A woman who faked cancer to raise more than £45,000 in donations that she spent on holidays and football matches has been jailed.
Nicole Elkabbas set up a GoFundMe page claiming she had ovarian cancer but instead splurged the cash on restaurants and gambling, Canterbury Crown Court was previously told.
The 42-year-old, who was described by the prosecution as a “confidence trickster”, was found guilty by majority verdict of fraud by false representation and possession of criminal property in November.
On Wednesday, she was sentenced to two years and nine months behind bars.
Judge Mark Weekes said the ploy was “cunning and manipulative” and said she gave graphic accounts of her treatment to “keep those that you had ensnared in your web of lies believing”.
“All the while you were gambling, enjoying shopping trips and luxuries in Italy and Spain at their expense.”
He discussed the effect her plan had on NHS staff and resources that went to dealing with her, and while he acknowledged her previous good character he said only an immediate jail term could be justified.
Ben Irwin, prosecuting, told the trial that the online fundraiser said “Nicole needs our help” and described Elkabbas as a “beautiful daughter” who had recently been diagnosed.
Elkabbas, of Broadstairs, Kent, spoke about an ovarian cancer diagnosis, surgery and chemotherapy rounds – but the prosecution said they were “detailed lies”.
She raised in excess of £45,000 from more than 600 people, and Irwin said she had spent it on trips to Barcelona and Rome, football tickets and shopping excursions.
“She didn’t use that money for cancer treatment. The money she received was in fact for a variety of things – lots went on gambling, lots went on travel, lots went on Tottenham Hotspur tickets,” he added.
He accused her of devising “a scheme designed to trick and to con and she knew it”.

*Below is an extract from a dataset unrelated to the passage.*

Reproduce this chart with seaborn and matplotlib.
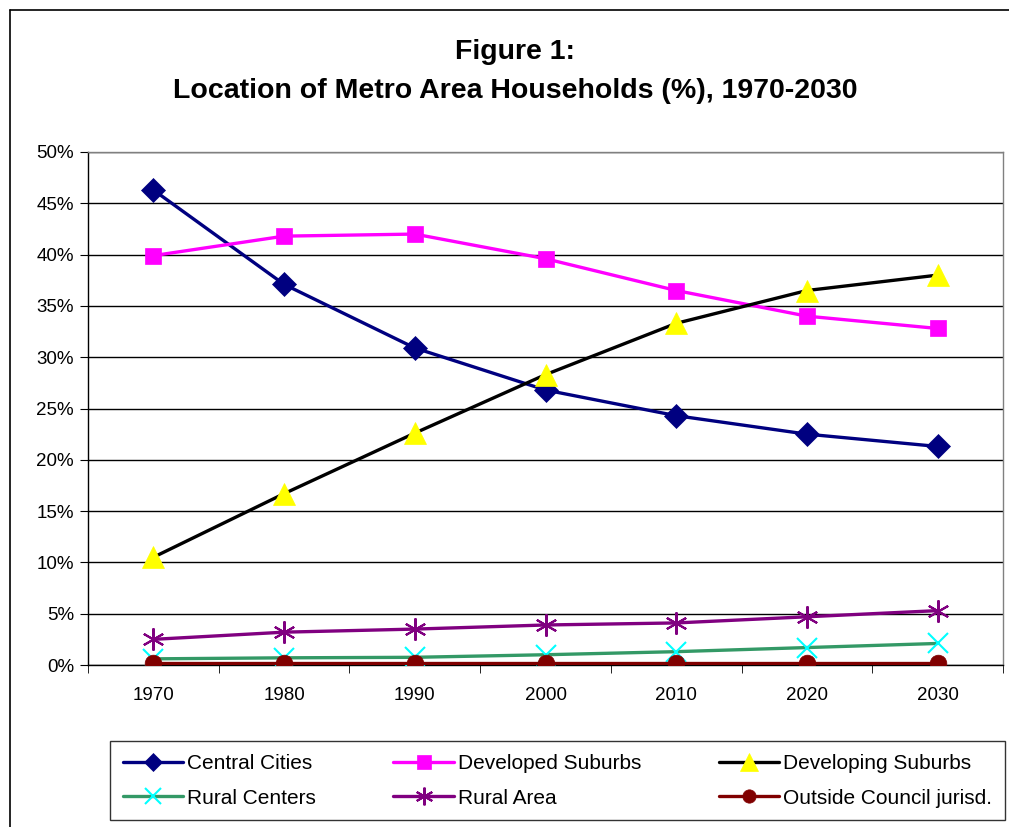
import matplotlib.pyplot as plt
import matplotlib.lines as mlines
import numpy as np
import pandas as pd
import seaborn as sns

sns.set_style("white")
plt.rcParams["font.family"] = ["Liberation Sans", "DejaVu Sans"]
plt.rcParams.update({"text.color": "black", "xtick.color": "black", "ytick.color": "black"})

years = [1970, 1980, 1990, 2000, 2010, 2020, 2030]
central_cities = [46.3, 37.1, 30.9, 26.8, 24.3, 22.5, 21.3]
developed_suburbs = [39.9, 41.8, 42.0, 39.6, 36.5, 34.0, 32.8]
developing_suburbs = [10.5, 16.7, 22.6, 28.3, 33.3, 36.5, 38.0]
rural_centers = [0.6, 0.7, 0.75, 1.0, 1.3, 1.7, 2.1]
rural_area = [2.5, 3.2, 3.5, 3.9, 4.1, 4.7, 5.3]
outside_council = [0.2, 0.2, 0.2, 0.2, 0.2, 0.2, 0.2]

series = [
    ("Central Cities", central_cities),
    ("Developed Suburbs", developed_suburbs),
    ("Developing Suburbs", developing_suburbs),
    ("Rural Centers", rural_centers),
    ("Rural Area", rural_area),
    ("Outside Council jurisd.", outside_council),
]

# line colour, marker, marker face, marker edge, marker size
styles = {
    "Central Cities": ("#000080", "D", "#000080", "#000080", 12),
    "Developed Suburbs": ("#FF00FF", "s", "#FF00FF", "#FF00FF", 12),
    "Developing Suburbs": ("#000000", "^", "#FFFF00", "#FFFF00", 16),
    "Rural Centers": ("#339966", "x", "#00FFFF", "#00FFFF", 14),
    "Rural Area": ("#800080", (6, 2, 0), "#800080", "#800080", 16),
    "Outside Council jurisd.": ("#800000", "o", "#800000", "#800000", 12),
}

df = pd.DataFrame(
    [(name, y, v) for name, vals in series for y, v in zip(years, vals)],
    columns=["Series", "Year", "Value"],
)

fig = plt.figure(figsize=(10.09, 8.27), dpi=100)
ax = fig.add_axes([88 / 1009, 1 - 665 / 827, 915 / 1009, 513 / 827])

for name, _ in series:
    color, marker, mfc, mec, ms = styles[name]
    sub = df[df["Series"] == name]
    sns.lineplot(
        data=sub, x="Year", y="Value", ax=ax, color=color, linewidth=2.4,
        marker=marker, markerfacecolor=mfc, markeredgecolor=mec,
        markersize=ms, markeredgewidth=1.5 if marker in ("x", (6, 2, 0)) else 0.5,
        label=name, legend=False, zorder=3,
    )

ax.set_xlim(1965, 2035)
ax.set_ylim(0, 50)
ax.set_yticks(np.arange(0, 51, 5))
ax.set_yticklabels([f"{v}%" for v in range(0, 51, 5)], fontsize=13.5)
ax.set_xticks(years)
ax.set_xticklabels([str(y) for y in years], fontsize=13.5)
ax.set_xticks(np.arange(1965, 2036, 10), minor=True)
ax.tick_params(axis="x", which="major", length=0, pad=16)
ax.tick_params(axis="x", which="minor", length=6, color="#000000", direction="out", bottom=True)
ax.tick_params(axis="y", which="major", length=6, color="#000000", direction="out", left=True, pad=4)
ax.set_xlabel("")
ax.set_ylabel("")
ax.yaxis.grid(True, color="#000000", linewidth=1)
ax.set_axisbelow(True)
for side in ["top", "right"]:
    ax.spines[side].set_color("#808080")
    ax.spines[side].set_linewidth(1)
for side in ["left", "bottom"]:
    ax.spines[side].set_color("#000000")
    ax.spines[side].set_linewidth(1)

fig.text(515 / 1009, 1 - 52 / 827, "Figure 1:", ha="center", va="center",
         fontsize=20.5, fontweight="bold")
fig.text(515 / 1009, 1 - 91 / 827, "Location of Metro Area Households (%), 1970-2030",
         ha="center", va="center", fontsize=20.5, fontweight="bold")

# outer chart frame
fig.add_artist(mlines.Line2D([10 / 1009, 10 / 1009], [0, 1 - 10 / 827], color="#000000", lw=1.2))
fig.add_artist(mlines.Line2D([10 / 1009, 1], [1 - 10 / 827, 1 - 10 / 827], color="#000000", lw=1.2))

handles = []
for name, _ in series:
    color, marker, mfc, mec, ms = styles[name]
    handles.append(mlines.Line2D([], [], color=color, lw=2.4, marker=marker,
                                 markerfacecolor=mfc, markeredgecolor=mec,
                                 markersize=ms * 0.8,
                                 markeredgewidth=1.5 if marker in ("x", (6, 2, 0)) else 0.5))
labels = [n for n, _ in series]
# legend fills column by column, so reorder to read across rows
order = [0, 3, 1, 4, 2, 5]
leg = fig.legend(
    [handles[i] for i in order], [labels[i] for i in order], ncol=3,
    loc="lower left", bbox_to_anchor=(110 / 1009, 7 / 827, 895 / 1009, 79 / 827),
    mode="expand", fontsize=15, frameon=True, fancybox=False, edgecolor="#000000",
    handlelength=2.9, handletextpad=0.2, borderpad=0.6, labelspacing=0.75,
    borderaxespad=0,
)
leg.get_frame().set_linewidth(1)

fig.savefig("out.png", dpi=100)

A photo showed her lying in a hospital bed under a blanket, with her eyes closed and mouth open, but it was actually from an operation to have her gallbladder removed, jurors were told.

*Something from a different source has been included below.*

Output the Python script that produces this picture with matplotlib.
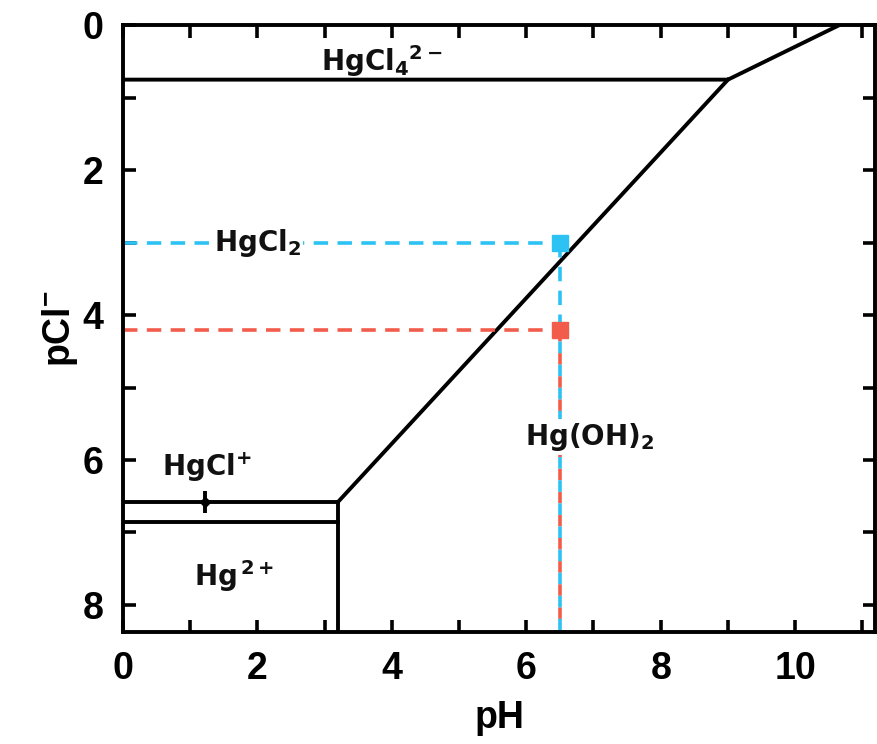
import matplotlib
matplotlib.use("Agg")
import matplotlib.pyplot as plt
from matplotlib.ticker import MultipleLocator

# phase boundaries (pH, pCl-)
hgcl4_x = [0, 9.0, 10.65]
hgcl4_y = [0.75, 0.75, 0.0]
diag_x = [3.2, 9.0]
diag_y = [6.58, 0.75]
hgcl_top_x = [0, 3.2]
hgcl_top_y = [6.58, 6.58]
hgcl_bot_x = [0, 3.2]
hgcl_bot_y = [6.85, 6.85]
hg2_x = [3.2, 3.2]
hg2_y = [6.58, 8.4]
mark_x = [1.22]
mark_y = [6.58]

# highlighted points
ph_point = 6.5
pcl_blue = 3.0
pcl_red = 4.2
pcl_bottom = 8.4

# (x, y, text, white box behind)
labels = [
    (3.85, 0.5, r"HgCl$_4$$^{2-}$", False),
    (2.0, 3.0, r"HgCl$_2$", True),
    (1.25, 6.1, r"HgCl$^{+}$", False),
    (1.65, 7.6, r"Hg$^{\,2+}$", False),
    (6.95, 5.68, r"Hg(OH)$_2$", True),
]

blue = "#2cc3f4"
red = "#f25c4b"

plt.rcParams['font.family'] = ['Liberation Sans', 'DejaVu Sans']
plt.rcParams['mathtext.default'] = 'regular'

fig = plt.figure(figsize=(8.77, 7.44), dpi=100)
ax = fig.add_axes([0.140, 0.151, 0.858, 0.815])

lw = 2.8
ax.plot(hgcl4_x, hgcl4_y, color="black", lw=lw)
ax.plot(diag_x, diag_y, color="black", lw=lw)
ax.plot(hgcl_top_x, hgcl_top_y, color="black", lw=lw)
ax.plot(hgcl_bot_x, hgcl_bot_y, color="black", lw=lw)
ax.plot(hg2_x, hg2_y, color="black", lw=lw)
ax.plot(mark_x, mark_y, marker="|", ms=16, mew=2.8, color="black")
ax.plot(mark_x, mark_y, marker="D", ms=5, color="black")

# dashed guides
ax.plot([0, ph_point], [pcl_blue, pcl_blue], color=blue, lw=2.6, ls=(0, (4, 2.6)))
ax.plot([ph_point, ph_point], [pcl_blue, pcl_red], color=blue, lw=2.6, ls=(0, (4, 2.6)))
ax.plot([0, ph_point], [pcl_red, pcl_red], color=red, lw=2.6, ls=(0, (4, 2.6)))
ax.plot([ph_point, ph_point], [pcl_red, pcl_bottom], color=red, lw=2.6, ls=(0, (3.2, 3.2)))
ax.plot([ph_point, ph_point], [pcl_red, pcl_bottom], color=blue, lw=2.6, ls=(3.2, (3.2, 3.2)))
ax.plot([ph_point], [pcl_blue], marker="s", ms=12, color=blue, ls="none")
ax.plot([ph_point], [pcl_red], marker="s", ms=12, color=red, ls="none")

for x, y, s, boxed in labels:
    t = ax.text(x, y, s, ha="center", va="center", fontsize=20, fontweight="bold",
                family="DejaVu Sans", color="#111111")
    if boxed:
        t.set_bbox(dict(facecolor="white", edgecolor="none", pad=1.5))

ax.set_xlim(0, 11.19)
ax.set_ylim(8.37, 0)
ax.xaxis.set_major_locator(MultipleLocator(2))
ax.xaxis.set_minor_locator(MultipleLocator(1))
ax.yaxis.set_major_locator(MultipleLocator(2))
ax.yaxis.set_minor_locator(MultipleLocator(1))
ax.tick_params(which="both", direction="in", top=True, right=True,
               length=9, width=2.6, pad=14)
ax.tick_params(labelsize=27)
for t in ax.get_xticklabels() + ax.get_yticklabels():
    t.set_fontweight("bold")
for sp in ax.spines.values():
    sp.set_linewidth(2.8)

ax.set_xlabel("pH", fontsize=27, fontweight="bold", labelpad=9)
ax.set_ylabel(r"pCl$^{-}$", fontsize=27, fontweight="bold", labelpad=2)

fig.savefig("out.png", dpi=100)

A gynaecologist and former friend of the defendant’s, Nicholas Humphrey Morris, told the court he never diagnosed Elkabbas with cancer and became suspicious after seeing her GoFundMe.
He recognised the photo of her in hospital had come from her treatment at Spencer Hospital in Margate, Kent, two years prior because of the bedside wallpaper.
Elkabbas had never been a patient of his, he added.
Defending her, Oliver Kirk said she was a “vulnerable” woman with a genetic predisposition to ovarian cancer.
He said Elkabbas was told, and genuinely thought, she had cancer.
On Wednesday, he said: “It is quite clear, in my submission, that these offences were committed by a person who was in the grip of a gambling addition.
“Were it not for her gambling problem, her addiction, she would otherwise be leading a law-abiding life, and effectively her normal good nature became overwhelmed by her compulsion to gamble.”
Speaking about the Swansea East Labour MP, Judge Weekes said: “I am astonished to read from Mrs Carolyn Harris MP that she considers you were ‘honest about the crimes you had committed’.
He said he wondered if it was a “further instance of your playing with the truth” and manipulating people.
The MP told the PA news agency: “My comments were in connection with her addiction leading her to crime.
“Like so many who fall into the trap of addiction, they commit crimes out of desperation and whilst Nicole was wrong to commit the crime, she has been honest in her mitigation as to why she did so.”
A spokesperson for GoFundMe after the conviction in November: “All donations were refunded last year when the misuse allegations were raised.
“Misuse counts for less than one tenth of one per cent of all activity on GoFundMe and in the very rare case there is misuse – we refund donations. This means there is no risk whatsoever to donors.”